El síndrome del Kremlin
Si algún síndrome político se le puede adjudicar a Pedro Sánchez no es el de la Moncloa, en todo caso sería el del Kremlin, ahora que está tan de moda
Uno de los conceptos recurrentes en las crónicas políticas en España es el llamado «síndrome de la Moncloa». Pilar Cernuda ha llegado a escribir todo un libro sobre este fenómeno y aún hoy recurrimos a él para definir la tendencia de los presidentes de gobierno al aislamiento cuando los problemas arrecian o cuando ya han renunciado a hacerse entender por propios y extraños. Según esta visión, La Moncloa se convierte en un refugio, un lugar confortable donde el gobernante se siente a salvo de las molestias que acompañan el ejercicio del cargo. Hasta allí no llegan las protestas callejeras ni las críticas de la oposición y tampoco las advertencias de los compañeros de partido, por eso resulta tan tentador perderse en la paz de sus jardines.

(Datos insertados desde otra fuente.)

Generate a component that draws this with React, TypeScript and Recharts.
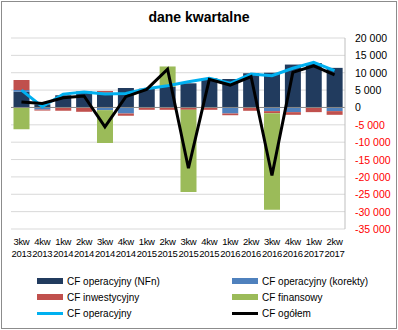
import { ComposedChart, Bar, Line, XAxis, YAxis, CartesianGrid, ReferenceLine } from 'recharts';

const categories = [
  '3kw 2013', '4kw 2013', '1kw 2014', '2kw 2014', '3kw 2014', '4kw 2014', '1kw 2015', '2kw 2015',
  '3kw 2015', '4kw 2015', '1kw 2016', '2kw 2016', '3kw 2016', '4kw 2016', '1kw 2017', '2kw 2017',
];
const nfn = [4500, 900, 3500, 4600, 4250, 5600, 5400, 6000, 6950, 8400, 8200, 9850, 10000, 12350, 12800, 11400];
const korekty = [500, -600, 0, 0, -770, -1740, 0, 0, 0, 0, -1740, 0, -1060, -1350, 0, -1060];
const inwestycyjny = [2900, -300, -960, -1250, 500, -680, -680, -680, -680, -680, -500, -960, -580, -770, -1350, -1060];
const finansowy = [-6300, 0, 0, 0, -9460, 0, 0, 5800, -23700, 0, 0, 0, -27800, 0, 0, 0];
const cfOperacyjny = [5000, 200, 3850, 4450, 3850, 4050, 5400, 6250, 7400, 8400, 6950, 9650, 9150, 11300, 13000, 10600];
const cfOgolem = [1600, 1150, 2800, 3300, -5600, 3100, 5200, 11000, -17500, 8100, 6450, 8900, -19600, 10100, 12000, 9350];
const yTicks = [20000, 15000, 10000, 5000, 0, -5000, -10000, -15000, -20000, -25000, -30000, -35000];

const COLORS = {
  nfn: '#213B5E',
  korekty: '#4F81BD',
  inw: '#C0504D',
  fin: '#9BBB59',
  op: '#00B0F0',
  ogolem: '#000000',
};

const data = categories.map((name, i) => ({
  name,
  nfn: nfn[i],
  korekty: korekty[i],
  inw: inwestycyjny[i],
  fin: finansowy[i],
  op: cfOperacyjny[i],
  ogolem: cfOgolem[i],
}));

const FONT = '"Liberation Sans", Arial, sans-serif';

const fmt = (v: number) => {
  const s = Math.abs(v).toString().replace(/\B(?=(\d{3})+(?!\d))/g, ' ');
  return (v < 0 ? '-' : '') + s;
};

const XTick = (props: any) => {
  const { x, y, payload } = props;
  const [a, b] = String(payload.value).split(' ');
  return (
    <text x={x} y={y} textAnchor="middle" fontSize={9.5} letterSpacing={-0.3} fontFamily={FONT} fill="#000">
      <tspan x={x} dy={8}>{a}</tspan>
      <tspan x={x} dy={12}>{b}</tspan>
    </text>
  );
};

const YTick = (props: any) => {
  const { x, y, payload } = props;
  const v = payload.value as number;
  return (
    <text x={x} y={y} dy={4} textAnchor="start" fontSize={10.5} fontFamily={FONT} fill={v < 0 ? '#FF0000' : '#000'}>
      {fmt(v)}
    </text>
  );
};

const legendItems = [
  { label: 'CF operacyjny (NFn)', color: COLORS.nfn, line: false },
  { label: 'CF operacyjny (korekty)', color: COLORS.korekty, line: false },
  { label: 'CF inwestycyjny', color: COLORS.inw, line: false },
  { label: 'CF finansowy', color: COLORS.fin, line: false },
  { label: 'CF operacyjny', color: COLORS.op, line: true },
  { label: 'CF ogółem', color: COLORS.ogolem, line: true },
];

export default function App() {
  return (
    <div style={{ position: 'absolute', left: 0, top: 0, width: 398, height: 330, background: '#fff', fontFamily: FONT }}>
      <div style={{ position: 'absolute', left: 1, top: 1, width: 394, height: 326, border: '1px solid #8C8C8C' }} />
      <div style={{ position: 'absolute', left: 0, top: 9, width: 398, textAlign: 'center', fontSize: 14, fontWeight: 'bold', color: '#000' }}>
        dane kwartalne
      </div>
      <div style={{ position: 'absolute', left: 0, top: 0 }}>
        <ComposedChart
          width={398}
          height={330}
          data={data}
          stackOffset="sign"
          barCategoryGap="12%"
          margin={{ top: 38, right: 0, left: 11, bottom: 0 }}
        >
          <CartesianGrid vertical={false} stroke="#D9D9D9" />
          <XAxis dataKey="name" height={101} axisLine={false} tickLine={false} interval={0} tick={<XTick />} />
          <YAxis
            orientation="right"
            width={53}
            domain={[-35000, 20000]}
            ticks={yTicks}
            interval={0}
            axisLine={{ stroke: '#BFBFBF' }}
            tickLine={false}
            tickMargin={4}
            tick={<YTick />}
          />
          <ReferenceLine y={0} stroke="#868686" />
          <Bar dataKey="nfn" stackId="a" fill={COLORS.nfn} isAnimationActive={false} />
          <Bar dataKey="korekty" stackId="a" fill={COLORS.korekty} isAnimationActive={false} />
          <Bar dataKey="inw" stackId="a" fill={COLORS.inw} isAnimationActive={false} />
          <Bar dataKey="fin" stackId="a" fill={COLORS.fin} isAnimationActive={false} />
          <Line dataKey="op" stroke={COLORS.op} strokeWidth={3} dot={false} isAnimationActive={false} />
          <Line dataKey="ogolem" stroke={COLORS.ogolem} strokeWidth={3} dot={false} isAnimationActive={false} />
        </ComposedChart>
      </div>
      <div style={{ position: 'absolute', left: 37, top: 273, width: 360, display: 'grid', gridTemplateColumns: '195px 165px', rowGap: 0, fontSize: 10, color: '#000' }}>
        {legendItems.map((item) => (
          <div key={item.label} style={{ display: 'flex', alignItems: 'center', height: 16.3 }}>
            <div style={{ width: 26, height: item.line ? 3 : 6, background: item.color, marginRight: 4 }} />
            <span>{item.label}</span>
          </div>
        ))}
      </div>
    </div>
  );
}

Dicen los periodistas con acceso a la trastienda de la Presidencia del Gobierno que ya está en marcha una estrategia para romper esa sensación de aislamiento y hacer del actual inquilino de Moncloa un político más cordial y más cercano a la gente. Es un esfuerzo lógico, que figura en el manual de cualquier experto en comunicación política, pero en el caso de Sánchez se me antoja un objetivo inalcanzable por más encuentros que le puedan organizar con abueletes de carné para salir en el telediario.
Hacer de Pedro Sánchez una persona afable, más allá de su círculo de amigos y familiares, es un empeño imposible. Y no por razones personales sino políticas. Porque su concepción del ejercicio del poder es más cercana a la de cualquier autócrata que a la de un gobernante liberal. La Moncloa no es para él un refugio para protegerse sino un símbolo de poder, igual que el abuso del Falcon o la obstinación en declarar materia secreta cualquier información que le afecte. Y no digamos las maneras que se gasta a la hora de ejecutar purgas entre los suyos. Si algún síndrome político se le puede adjudicar a Sánchez no es el de la Moncloa, en todo caso sería el del Kremlin, ahora que está tan de moda.
La pertinaz negativa del presidente del Gobierno a descolgar el teléfono para hablar con el líder de la oposición forma parte de ese mismo comportamiento sin precedentes en nuestra historia democrática. Felipe González se camelaba a D. Manuel con aquello de que le cabía el Estado en la cabeza, Aznar firmó con Zapatero el pacto antiterrorista y Zapatero acordó con Rajoy la reforma de la Constitución. Qué decir de Rajoy y Rubalcaba, capaces de entenderse sobre cuestiones de Estado en cinco minutos para dedicar el resto de la tarde a hablar del Madrid.
Sin embargo, Sánchez le niega ese trato a Pablo Casado aunque esa actitud vaya en detrimento de su propia imagen pública. Entre el diálogo democrático con el adversario y el ejercicio descarnado del poder, siempre prefiere la segunda opción. El uso del teléfono, en el caso de Pedro Sánchez, queda limitado a los videos de propaganda que –¡oh, casualidad!– también son una de las especialidades del Kremlin.